> **THE EXERCISE**: Restate each line word for word. Leave out every picture.

> **DATA BLOCK**:

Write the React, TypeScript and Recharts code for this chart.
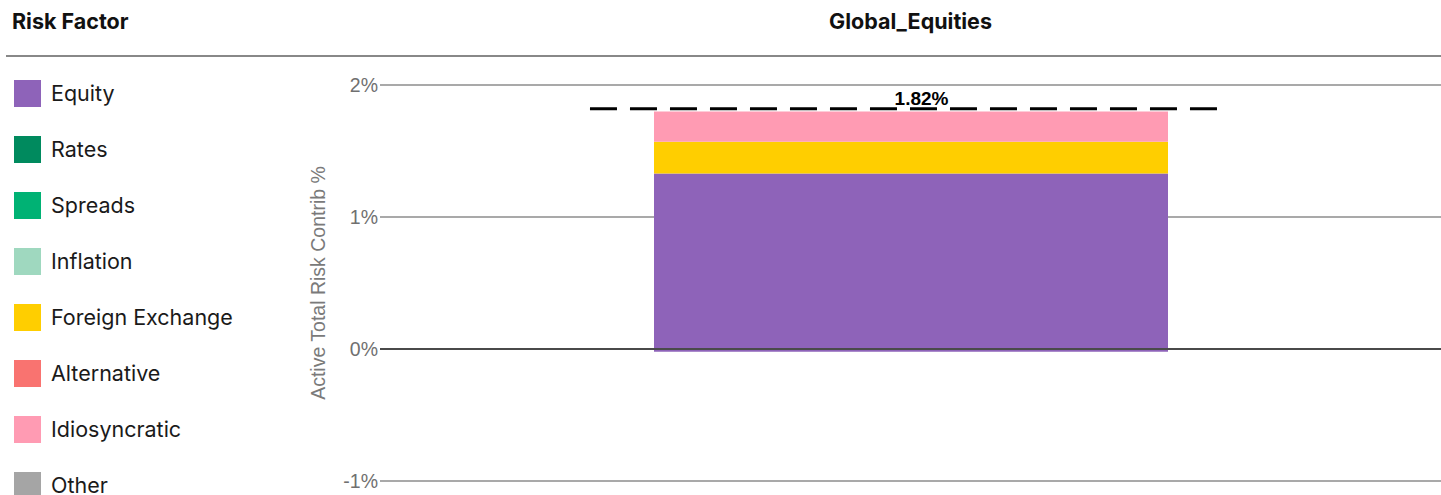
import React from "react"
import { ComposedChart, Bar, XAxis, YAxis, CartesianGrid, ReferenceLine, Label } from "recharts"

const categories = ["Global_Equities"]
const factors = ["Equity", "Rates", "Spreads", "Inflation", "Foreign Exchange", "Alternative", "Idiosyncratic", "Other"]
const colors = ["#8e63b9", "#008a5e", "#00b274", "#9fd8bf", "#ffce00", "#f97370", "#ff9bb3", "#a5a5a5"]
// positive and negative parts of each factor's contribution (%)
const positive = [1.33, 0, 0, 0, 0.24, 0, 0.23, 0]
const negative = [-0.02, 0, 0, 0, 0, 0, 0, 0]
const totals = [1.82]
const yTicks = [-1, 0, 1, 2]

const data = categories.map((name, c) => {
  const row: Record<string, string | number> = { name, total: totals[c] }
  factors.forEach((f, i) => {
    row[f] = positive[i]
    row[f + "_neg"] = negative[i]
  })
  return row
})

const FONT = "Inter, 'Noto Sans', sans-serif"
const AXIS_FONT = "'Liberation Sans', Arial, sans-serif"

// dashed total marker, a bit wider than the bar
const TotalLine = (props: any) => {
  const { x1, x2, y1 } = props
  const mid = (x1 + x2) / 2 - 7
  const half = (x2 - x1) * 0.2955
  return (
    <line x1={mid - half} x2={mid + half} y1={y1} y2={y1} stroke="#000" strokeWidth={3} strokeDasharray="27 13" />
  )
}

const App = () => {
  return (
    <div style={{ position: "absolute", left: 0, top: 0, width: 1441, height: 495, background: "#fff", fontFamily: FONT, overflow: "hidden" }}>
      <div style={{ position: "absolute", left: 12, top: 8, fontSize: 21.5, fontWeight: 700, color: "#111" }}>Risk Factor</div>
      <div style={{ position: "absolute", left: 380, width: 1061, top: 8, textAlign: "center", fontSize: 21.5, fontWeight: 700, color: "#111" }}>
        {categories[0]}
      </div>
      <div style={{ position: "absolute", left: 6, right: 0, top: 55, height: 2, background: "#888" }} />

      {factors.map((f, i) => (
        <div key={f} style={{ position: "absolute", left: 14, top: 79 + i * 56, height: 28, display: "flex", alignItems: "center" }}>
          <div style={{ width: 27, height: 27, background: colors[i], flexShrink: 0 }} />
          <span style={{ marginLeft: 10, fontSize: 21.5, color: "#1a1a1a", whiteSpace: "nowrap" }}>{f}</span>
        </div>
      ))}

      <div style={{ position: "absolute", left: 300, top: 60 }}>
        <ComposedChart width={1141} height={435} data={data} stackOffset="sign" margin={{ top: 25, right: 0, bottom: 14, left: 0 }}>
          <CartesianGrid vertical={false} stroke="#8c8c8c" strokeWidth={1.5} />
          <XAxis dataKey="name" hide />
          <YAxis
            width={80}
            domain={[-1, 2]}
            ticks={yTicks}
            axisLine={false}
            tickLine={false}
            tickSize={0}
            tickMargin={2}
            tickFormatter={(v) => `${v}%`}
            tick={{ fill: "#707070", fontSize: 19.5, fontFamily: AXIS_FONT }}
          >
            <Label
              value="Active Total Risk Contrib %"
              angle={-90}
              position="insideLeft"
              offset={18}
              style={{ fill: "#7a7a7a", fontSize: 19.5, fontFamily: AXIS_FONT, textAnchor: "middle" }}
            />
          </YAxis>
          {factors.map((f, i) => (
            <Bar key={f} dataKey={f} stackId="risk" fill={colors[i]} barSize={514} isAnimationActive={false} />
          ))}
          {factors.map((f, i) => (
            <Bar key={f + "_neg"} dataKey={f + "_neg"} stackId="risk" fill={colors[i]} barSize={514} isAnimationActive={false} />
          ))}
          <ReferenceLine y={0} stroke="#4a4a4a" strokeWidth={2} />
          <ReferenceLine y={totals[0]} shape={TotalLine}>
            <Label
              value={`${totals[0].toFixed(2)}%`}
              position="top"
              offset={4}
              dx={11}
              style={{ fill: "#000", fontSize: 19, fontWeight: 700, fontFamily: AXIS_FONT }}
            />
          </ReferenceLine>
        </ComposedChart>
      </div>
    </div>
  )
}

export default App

> **RESULT OF THIS EXERCISE**:
Write the React, TypeScript and Recharts code for this chart.
import React from "react"
import { ComposedChart, Bar, XAxis, YAxis, CartesianGrid, ReferenceLine, Label } from "recharts"

const categories = ["Global_Equities"]
const factors = ["Equity", "Rates", "Spreads", "Inflation", "Foreign Exchange", "Alternative", "Idiosyncratic", "Other"]
const colors = ["#8e63b9", "#008a5e", "#00b274", "#9fd8bf", "#ffce00", "#f97370", "#ff9bb3", "#a5a5a5"]
// positive and negative parts of each factor's contribution (%)
const positive = [1.33, 0, 0, 0, 0.24, 0, 0.23, 0]
const negative = [-0.02, 0, 0, 0, 0, 0, 0, 0]
const totals = [1.82]
const yTicks = [-1, 0, 1, 2]

const data = categories.map((name, c) => {
  const row: Record<string, string | number> = { name, total: totals[c] }
  factors.forEach((f, i) => {
    row[f] = positive[i]
    row[f + "_neg"] = negative[i]
  })
  return row
})

const FONT = "Inter, 'Noto Sans', sans-serif"
const AXIS_FONT = "'Liberation Sans', Arial, sans-serif"

// dashed total marker, a bit wider than the bar
const TotalLine = (props: any) => {
  const { x1, x2, y1 } = props
  const mid = (x1 + x2) / 2 - 7
  const half = (x2 - x1) * 0.2955
  return (
    <line x1={mid - half} x2={mid + half} y1={y1} y2={y1} stroke="#000" strokeWidth={3} strokeDasharray="27 13" />
  )
}

const App = () => {
  return (
    <div style={{ position: "absolute", left: 0, top: 0, width: 1441, height: 495, background: "#fff", fontFamily: FONT, overflow: "hidden" }}>
      <div style={{ position: "absolute", left: 12, top: 8, fontSize: 21.5, fontWeight: 700, color: "#111" }}>Risk Factor</div>
      <div style={{ position: "absolute", left: 380, width: 1061, top: 8, textAlign: "center", fontSize: 21.5, fontWeight: 700, color: "#111" }}>
        {categories[0]}
      </div>
      <div style={{ position: "absolute", left: 6, right: 0, top: 55, height: 2, background: "#888" }} />

      {factors.map((f, i) => (
        <div key={f} style={{ position: "absolute", left: 14, top: 79 + i * 56, height: 28, display: "flex", alignItems: "center" }}>
          <div style={{ width: 27, height: 27, background: colors[i], flexShrink: 0 }} />
          <span style={{ marginLeft: 10, fontSize: 21.5, color: "#1a1a1a", whiteSpace: "nowrap" }}>{f}</span>
        </div>
      ))}

      <div style={{ position: "absolute", left: 300, top: 60 }}>
        <ComposedChart width={1141} height={435} data={data} stackOffset="sign" margin={{ top: 25, right: 0, bottom: 14, left: 0 }}>
          <CartesianGrid vertical={false} stroke="#8c8c8c" strokeWidth={1.5} />
          <XAxis dataKey="name" hide />
          <YAxis
            width={80}
            domain={[-1, 2]}
            ticks={yTicks}
            axisLine={false}
            tickLine={false}
            tickSize={0}
            tickMargin={2}
            tickFormatter={(v) => `${v}%`}
            tick={{ fill: "#707070", fontSize: 19.5, fontFamily: AXIS_FONT }}
          >
            <Label
              value="Active Total Risk Contrib %"
              angle={-90}
              position="insideLeft"
              offset={18}
              style={{ fill: "#7a7a7a", fontSize: 19.5, fontFamily: AXIS_FONT, textAnchor: "middle" }}
            />
          </YAxis>
          {factors.map((f, i) => (
            <Bar key={f} dataKey={f} stackId="risk" fill={colors[i]} barSize={514} isAnimationActive={false} />
          ))}
          {factors.map((f, i) => (
            <Bar key={f + "_neg"} dataKey={f + "_neg"} stackId="risk" fill={colors[i]} barSize={514} isAnimationActive={false} />
          ))}
          <ReferenceLine y={0} stroke="#4a4a4a" strokeWidth={2} />
          <ReferenceLine y={totals[0]} shape={TotalLine}>
            <Label
              value={`${totals[0].toFixed(2)}%`}
              position="top"
              offset={4}
              dx={11}
              style={{ fill: "#000", fontSize: 19, fontWeight: 700, fontFamily: AXIS_FONT }}
            />
          </ReferenceLine>
        </ComposedChart>
      </div>
    </div>
  )
}

export default App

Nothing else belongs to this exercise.